DATA EXCERPT:
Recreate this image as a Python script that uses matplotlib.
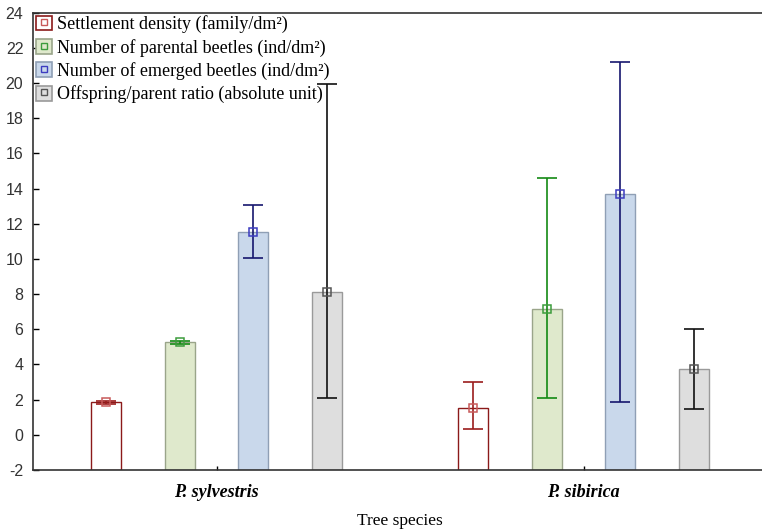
import matplotlib
matplotlib.use('Agg')
import matplotlib.pyplot as plt
from matplotlib.patches import Patch
from matplotlib.lines import Line2D
import numpy as np

plt.rcParams['axes.unicode_minus'] = False

# data
species = ['P. sylvestris', 'P. sibirica']
series = ['Settlement density (family/dm²)',
          'Number of parental beetles (ind/dm²)',
          'Number of emerged beetles (ind/dm²)',
          'Offspring/parent ratio (absolute unit)']
means = [[1.85, 1.52],
         [5.26, 7.17],
         [11.55, 13.71],
         [8.14, 3.74]]
lower = [[1.75, 0.33],
         [5.16, 2.09],
         [10.03, 1.85],
         [2.09, 1.45]]
upper = [[1.95, 3.02],
         [5.36, 14.58],
         [13.06, 21.18],
         [19.94, 6.03]]
y_min = -2

# styles
fills = ['white', '#dfe9cc', '#c9d8eb', '#dedede']
edges = ['#8b1a1a', '#9aa58a', '#8f9fb5', '#9a9a9a']
err_cols = ['#9b1c1c', '#148a14', '#16166e', '#111111']
mk_cols = ['#c85a5a', '#3c9c3c', '#3c3cc0', '#555555']
offsets = [-0.3, -0.1, 0.1, 0.3]
width = 0.082

fig = plt.figure(figsize=(7.62, 5.29), dpi=100)
ax = fig.add_axes([33 / 762, 1 - 470 / 529, 734 / 762, (470 - 12.7) / 529])

x = np.arange(len(species))
for i in range(4):
    m = np.array(means[i])
    lo = m - np.array(lower[i])
    hi = np.array(upper[i]) - m
    # bars are drawn up from the bottom of the axis
    ax.bar(x + offsets[i], m - y_min, width, bottom=y_min, color=fills[i],
           edgecolor=edges[i], linewidth=1.0, zorder=2)
    ax.errorbar(x + offsets[i], m, yerr=[lo, hi], fmt='none', ecolor=err_cols[i],
                elinewidth=1.2, capsize=7, capthick=1.2, zorder=3)
    ax.plot(x + offsets[i], m, 's', ms=6, mfc='none', mec=mk_cols[i], mew=1.1, zorder=4)

ax.set_xlim(-0.5, 1.5)
ax.set_ylim(y_min, 24)
ax.set_yticks(np.arange(-2, 25, 2))
ax.set_xticks(x)
ax.set_xticklabels(species, family='Liberation Serif', fontsize=13,
                   fontweight='bold', fontstyle='italic')
for lab in ax.get_yticklabels():
    lab.set_family('Liberation Sans')
    lab.set_fontsize(11.5)
    lab.set_color('#333333')
ax.tick_params(axis='y', direction='in', length=4, width=1, pad=7)
ax.tick_params(axis='x', direction='in', length=3, width=1, pad=10)
ax.spines['right'].set_visible(False)
for s in ['left', 'bottom', 'top']:
    ax.spines[s].set_color('#333333')
    ax.spines[s].set_linewidth(1.2)

ax.set_xlabel('Tree species', family='Liberation Serif', fontsize=12.5, labelpad=9)

handles = []
for i in range(4):
    p = Patch(facecolor=fills[i], edgecolor=edges[i], linewidth=1.2)
    l = Line2D([], [], ls='none', marker='s', ms=5, mfc='none', mec=mk_cols[i], mew=1)
    handles.append((p, l))
ax.legend(handles, series, loc='upper left', bbox_to_anchor=(-0.006, 1.01),
          frameon=False, prop={'family': 'Liberation Serif', 'size': 13},
          handlelength=0.9, handleheight=0.9, handletextpad=0.25,
          labelspacing=0.3, borderaxespad=0.2, borderpad=0.2)

fig.savefig('out.png', dpi=100)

DIRECTION: Give every line back word for word and leave the pictures out.

RESPONSE BELOW:
Recreate this image as a Python script that uses matplotlib.
import matplotlib
matplotlib.use('Agg')
import matplotlib.pyplot as plt
from matplotlib.patches import Patch
from matplotlib.lines import Line2D
import numpy as np

plt.rcParams['axes.unicode_minus'] = False

# data
species = ['P. sylvestris', 'P. sibirica']
series = ['Settlement density (family/dm²)',
          'Number of parental beetles (ind/dm²)',
          'Number of emerged beetles (ind/dm²)',
          'Offspring/parent ratio (absolute unit)']
means = [[1.85, 1.52],
         [5.26, 7.17],
         [11.55, 13.71],
         [8.14, 3.74]]
lower = [[1.75, 0.33],
         [5.16, 2.09],
         [10.03, 1.85],
         [2.09, 1.45]]
upper = [[1.95, 3.02],
         [5.36, 14.58],
         [13.06, 21.18],
         [19.94, 6.03]]
y_min = -2

# styles
fills = ['white', '#dfe9cc', '#c9d8eb', '#dedede']
edges = ['#8b1a1a', '#9aa58a', '#8f9fb5', '#9a9a9a']
err_cols = ['#9b1c1c', '#148a14', '#16166e', '#111111']
mk_cols = ['#c85a5a', '#3c9c3c', '#3c3cc0', '#555555']
offsets = [-0.3, -0.1, 0.1, 0.3]
width = 0.082

fig = plt.figure(figsize=(7.62, 5.29), dpi=100)
ax = fig.add_axes([33 / 762, 1 - 470 / 529, 734 / 762, (470 - 12.7) / 529])

x = np.arange(len(species))
for i in range(4):
    m = np.array(means[i])
    lo = m - np.array(lower[i])
    hi = np.array(upper[i]) - m
    # bars are drawn up from the bottom of the axis
    ax.bar(x + offsets[i], m - y_min, width, bottom=y_min, color=fills[i],
           edgecolor=edges[i], linewidth=1.0, zorder=2)
    ax.errorbar(x + offsets[i], m, yerr=[lo, hi], fmt='none', ecolor=err_cols[i],
                elinewidth=1.2, capsize=7, capthick=1.2, zorder=3)
    ax.plot(x + offsets[i], m, 's', ms=6, mfc='none', mec=mk_cols[i], mew=1.1, zorder=4)

ax.set_xlim(-0.5, 1.5)
ax.set_ylim(y_min, 24)
ax.set_yticks(np.arange(-2, 25, 2))
ax.set_xticks(x)
ax.set_xticklabels(species, family='Liberation Serif', fontsize=13,
                   fontweight='bold', fontstyle='italic')
for lab in ax.get_yticklabels():
    lab.set_family('Liberation Sans')
    lab.set_fontsize(11.5)
    lab.set_color('#333333')
ax.tick_params(axis='y', direction='in', length=4, width=1, pad=7)
ax.tick_params(axis='x', direction='in', length=3, width=1, pad=10)
ax.spines['right'].set_visible(False)
for s in ['left', 'bottom', 'top']:
    ax.spines[s].set_color('#333333')
    ax.spines[s].set_linewidth(1.2)

ax.set_xlabel('Tree species', family='Liberation Serif', fontsize=12.5, labelpad=9)

handles = []
for i in range(4):
    p = Patch(facecolor=fills[i], edgecolor=edges[i], linewidth=1.2)
    l = Line2D([], [], ls='none', marker='s', ms=5, mfc='none', mec=mk_cols[i], mew=1)
    handles.append((p, l))
ax.legend(handles, series, loc='upper left', bbox_to_anchor=(-0.006, 1.01),
          frameon=False, prop={'family': 'Liberation Serif', 'size': 13},
          handlelength=0.9, handleheight=0.9, handletextpad=0.25,
          labelspacing=0.3, borderaxespad=0.2, borderpad=0.2)

fig.savefig('out.png', dpi=100)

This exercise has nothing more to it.